A perusal of Decoding and Encoding English Words will reveal unusually complete presentations of phonics, spelling rules, grammar, the prefixes, roots and suffixes of Old English, Latin an Greek, borrowings from other languages, words from names and places, a short history of the English Language, a consideration of Black English Vernacular, and more. An added bonus is the inclusion of a mini-card drill pack.
ABOUT THE AUTHOR:
After tutoring dozens of language students from first grade through graduate school, Dr. Jones perceived a need for an ordered, comprehensive guide to this endeavor, a sort of teacher’s manual which might ensure thoroughness. Logical progression, and a general overview of our marvelous language, English.
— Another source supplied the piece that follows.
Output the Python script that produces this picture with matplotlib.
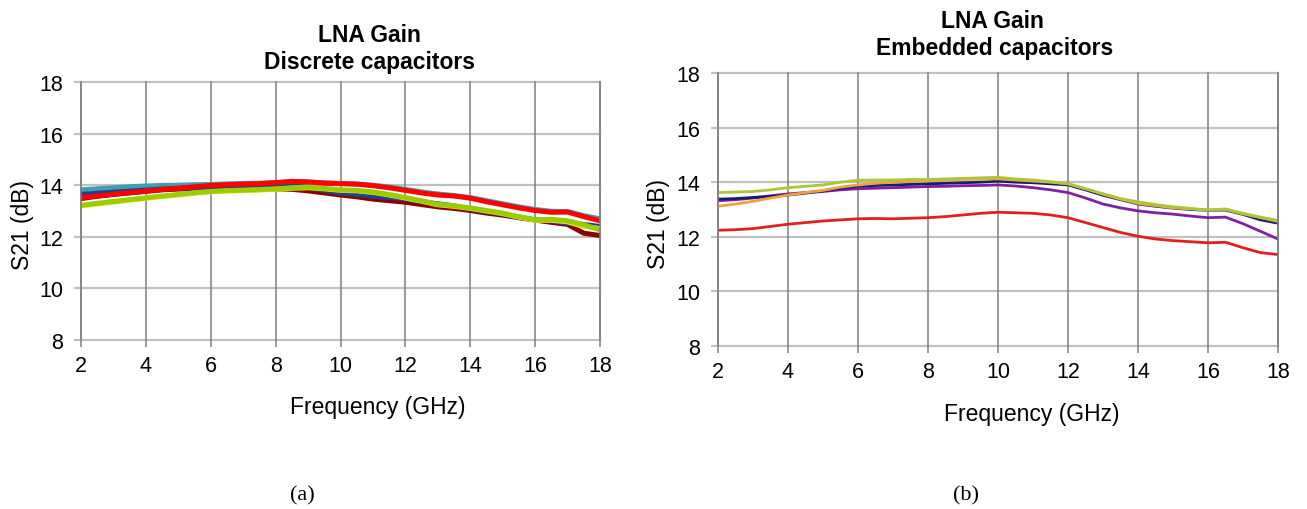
# =========================================================
# LNA GAIN - DISCRETE VS EMBEDDED CAPACITORS
# =========================================================

import matplotlib.pyplot as plt

plt.rcParams["font.family"] = ["Liberation Sans", "DejaVu Sans"]


# =========================================================
# DATA
# =========================================================

freq = [2, 2.5, 3, 3.5, 4, 4.5, 5, 5.5, 6, 6.5, 7, 7.5, 8, 8.5, 9, 9.5,
        10, 10.5, 11, 11.5, 12, 12.5, 13, 13.5, 14, 14.5, 15, 15.5, 16,
        16.5, 17, 17.5, 18]

# (a) discrete capacitors
disc_teal = [13.82, 13.86, 13.90, 13.94, 13.97, 13.99, 14.00, 14.02, 14.03,
             14.05, 14.07, 14.08, 14.10, 14.12, 14.12, 14.09, 14.07, 14.05,
             14.00, 13.93, 13.84, 13.74, 13.66, 13.60, 13.52, 13.40, 13.28,
             13.16, 13.06, 12.99, 12.98, 12.82, 12.70]
disc_maroon = [13.48, 13.57, 13.64, 13.70, 13.76, 13.82, 13.85, 13.88, 13.90,
               13.89, 13.88, 13.87, 13.86, 13.84, 13.78, 13.70, 13.62, 13.55,
               13.46, 13.40, 13.34, 13.25, 13.16, 13.10, 13.02, 12.92, 12.84,
               12.74, 12.65, 12.56, 12.48, 12.14, 12.05]
disc_navy = [13.64, 13.69, 13.73, 13.77, 13.81, 13.85, 13.88, 13.91, 13.93,
             13.94, 13.95, 13.96, 13.97, 13.97, 13.93, 13.80, 13.70, 13.64,
             13.57, 13.52, 13.47, 13.36, 13.28, 13.20, 13.08, 12.98, 12.88,
             12.76, 12.66, 12.62, 12.52, 12.48, 12.40]
disc_yellow = [13.20, 13.27, 13.34, 13.42, 13.49, 13.56, 13.62, 13.69, 13.74,
               13.77, 13.79, 13.81, 13.84, 13.88, 13.90, 13.86, 13.80, 13.78,
               13.72, 13.62, 13.50, 13.38, 13.24, 13.18, 13.10, 13.00, 12.90,
               12.76, 12.64, 12.64, 12.58, 12.40, 12.32]
disc_green = [13.22, 13.30, 13.37, 13.44, 13.51, 13.58, 13.64, 13.71, 13.76,
              13.79, 13.81, 13.83, 13.86, 13.90, 13.93, 13.88, 13.82, 13.80,
              13.74, 13.64, 13.52, 13.40, 13.26, 13.20, 13.12, 13.02, 12.92,
              12.78, 12.66, 12.68, 12.62, 12.47, 12.27]
disc_red = [13.52, 13.58, 13.65, 13.71, 13.77, 13.83, 13.88, 13.94, 13.99,
            14.02, 14.04, 14.06, 14.10, 14.15, 14.13, 14.08, 14.06, 14.04,
            13.98, 13.90, 13.80, 13.70, 13.62, 13.58, 13.50, 13.36, 13.24,
            13.12, 13.02, 12.95, 12.96, 12.78, 12.62]

# (b) embedded capacitors
emb_red = [12.24, 12.26, 12.30, 12.38, 12.46, 12.52, 12.58, 12.62, 12.66,
           12.67, 12.66, 12.68, 12.70, 12.74, 12.80, 12.86, 12.90, 12.88,
           12.86, 12.80, 12.70, 12.52, 12.34, 12.16, 12.02, 11.92, 11.86,
           11.82, 11.78, 11.80, 11.60, 11.42, 11.35]
emb_purple = [13.32, 13.36, 13.42, 13.50, 13.57, 13.62, 13.66, 13.72, 13.76,
              13.78, 13.80, 13.82, 13.84, 13.85, 13.87, 13.88, 13.90, 13.86,
              13.80, 13.72, 13.62, 13.42, 13.20, 13.06, 12.95, 12.88, 12.83,
              12.76, 12.70, 12.72, 12.48, 12.20, 11.92]
emb_navy = [13.38, 13.40, 13.44, 13.48, 13.53, 13.60, 13.68, 13.78, 13.85,
            13.88, 13.90, 13.92, 13.94, 13.96, 13.98, 14.00, 14.04, 14.00,
            13.98, 13.94, 13.90, 13.72, 13.52, 13.36, 13.20, 13.12, 13.05,
            13.00, 12.97, 12.98, 12.82, 12.62, 12.50]
emb_orange = [13.12, 13.20, 13.30, 13.42, 13.53, 13.62, 13.70, 13.82, 13.90,
              13.96, 14.00, 14.03, 14.05, 14.08, 14.10, 14.11, 14.12, 14.08,
              14.04, 14.00, 13.94, 13.76, 13.56, 13.38, 13.22, 13.14, 13.06,
              13.02, 12.98, 13.00, 12.84, 12.70, 12.56]
emb_green = [13.62, 13.64, 13.66, 13.72, 13.80, 13.85, 13.90, 14.00, 14.07,
             14.08, 14.08, 14.10, 14.10, 14.12, 14.14, 14.16, 14.18, 14.12,
             14.08, 14.02, 13.94, 13.76, 13.58, 13.40, 13.28, 13.18, 13.10,
             13.04, 12.98, 13.02, 12.86, 12.72, 12.60]

x_ticks = [2, 4, 6, 8, 10, 12, 14, 16, 18]
y_ticks = [8, 10, 12, 14, 16, 18]


# =========================================================
# AXES STYLE FUNCTION
# =========================================================

def style_axes(ax):

    ax.set_xlim(2, 18)
    ax.set_ylim(8, 18)

    ax.set_xticks(x_ticks)
    ax.set_yticks(y_ticks)

    # Excel-like grid: light horizontal, dark vertical
    for y in y_ticks:
        ax.axhline(y, color="#c0c0c0", linewidth=1.6, zorder=0,
                   clip_on=False)
    for x in x_ticks:
        ax.axvline(x, color="#808080", linewidth=1.1, zorder=0,
                   clip_on=False)

    for side in ["top", "bottom"]:
        ax.spines[side].set_visible(False)
    ax.spines["left"].set_color("#808080")
    ax.spines["left"].set_linewidth(1.1)
    ax.spines["right"].set_color("#808080")
    ax.spines["right"].set_linewidth(1.1)

    ax.tick_params(axis="y", direction="out", length=5, width=1.6,
                   color="#c0c0c0", labelsize=15.5, pad=8)
    ax.tick_params(axis="x", direction="out", length=5, width=1.1,
                   color="#808080", labelsize=15.5, pad=6)


# =========================================================
# FIGURE
# =========================================================

fig = plt.figure(figsize=(13.07, 5.10), dpi=100)

ax1 = fig.add_axes([81 / 1307, 1 - 341 / 510, 519 / 1307, 258 / 510])
ax2 = fig.add_axes([718 / 1307, 1 - 347 / 510, 560 / 1307, 273 / 510])


# (a) discrete capacitors
style_axes(ax1)

ax1.plot(freq, disc_teal, color="#3f9fae", linewidth=3.6)
ax1.plot(freq, disc_maroon, color="#8b0000", linewidth=3.6)
ax1.plot(freq, disc_navy, color="#1f3f8f", linewidth=3.6)
ax1.plot(freq, disc_yellow, color="#f0e020", linewidth=3.6)
ax1.plot(freq, disc_green, color="#9acd00", linewidth=3.6)
ax1.plot(freq, disc_red, color="#ff0000", linewidth=3.6)

ax1.set_xlabel("Frequency (GHz)", fontsize=16.5)
ax1.xaxis.set_label_coords(0.572, -0.215)
ax1.set_ylabel("S21 (dB)", fontsize=16.5)
ax1.yaxis.set_label_coords(-0.09, 0.45)

fig.text(369 / 1307, 1 - 36 / 510, "LNA Gain", fontsize=16.5,
         fontweight="bold", ha="center", va="center")
fig.text(369 / 1307, 1 - 63 / 510, "Discrete capacitors", fontsize=16.5,
         fontweight="bold", ha="center", va="center")


# (b) embedded capacitors
style_axes(ax2)

ax2.plot(freq, emb_red, color="#e02020", linewidth=2.0)
ax2.plot(freq, emb_purple, color="#8020a0", linewidth=2.0)
ax2.plot(freq, emb_navy, color="#1a1a70", linewidth=2.0)
ax2.plot(freq, emb_orange, color="#f0a040", linewidth=2.0)
ax2.plot(freq, emb_green, color="#a8c838", linewidth=2.0)

ax2.set_xlabel("Frequency (GHz)", fontsize=16.5)
ax2.xaxis.set_label_coords(0.561, -0.205)
ax2.set_ylabel("S21 (dB)", fontsize=16.5)
ax2.yaxis.set_label_coords(-0.085, 0.45)

fig.text(992 / 1307, 1 - 22 / 510, "LNA Gain", fontsize=16.5,
         fontweight="bold", ha="center", va="center")
fig.text(995 / 1307, 1 - 49 / 510, "Embedded capacitors", fontsize=16.5,
         fontweight="bold", ha="center", va="center")


# captions
fig.text(302 / 1307, 1 - 496 / 510, "(a)", fontsize=16,
         family="Liberation Serif", ha="center", va="center")
fig.text(966 / 1307, 1 - 496 / 510, "(b)", fontsize=16,
         family="Liberation Serif", ha="center", va="center")


# =========================================================
# SAVE
# =========================================================

plt.savefig("out.png", dpi=100)

plt.close()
There would need to be an exhaustive investigation of the phonetic nature of the language along with near exhaustive word lists for documentation and practice. One does not write such a tract off the top of one’s head, so Dr. Jones went through his favorite family dictionary marking all latin derivations of red, greek in blue, and Old English with marginal notes. Words beginning with mis-, ambi- or endo-, words containing –ai-, -eu-, or –du-, words ending in –tion, -ciate, or –que words showing various pronunciations of a, ou, or I, and so on were noted until the index card stack exceeded eighteen inches in height. To ensure some intellectual order to this material, Dr. Jones savored university classes in Latin, Greek, French German, History of English, Linguistics, Phonology, Structure of English, Comparative Grammar, Language Disabilities and Black English Vernacular. Over a seven-year period Decoding and Encoding English Words: A Handbook for Language, Tutors, Third Edition, gradually assumed its present form.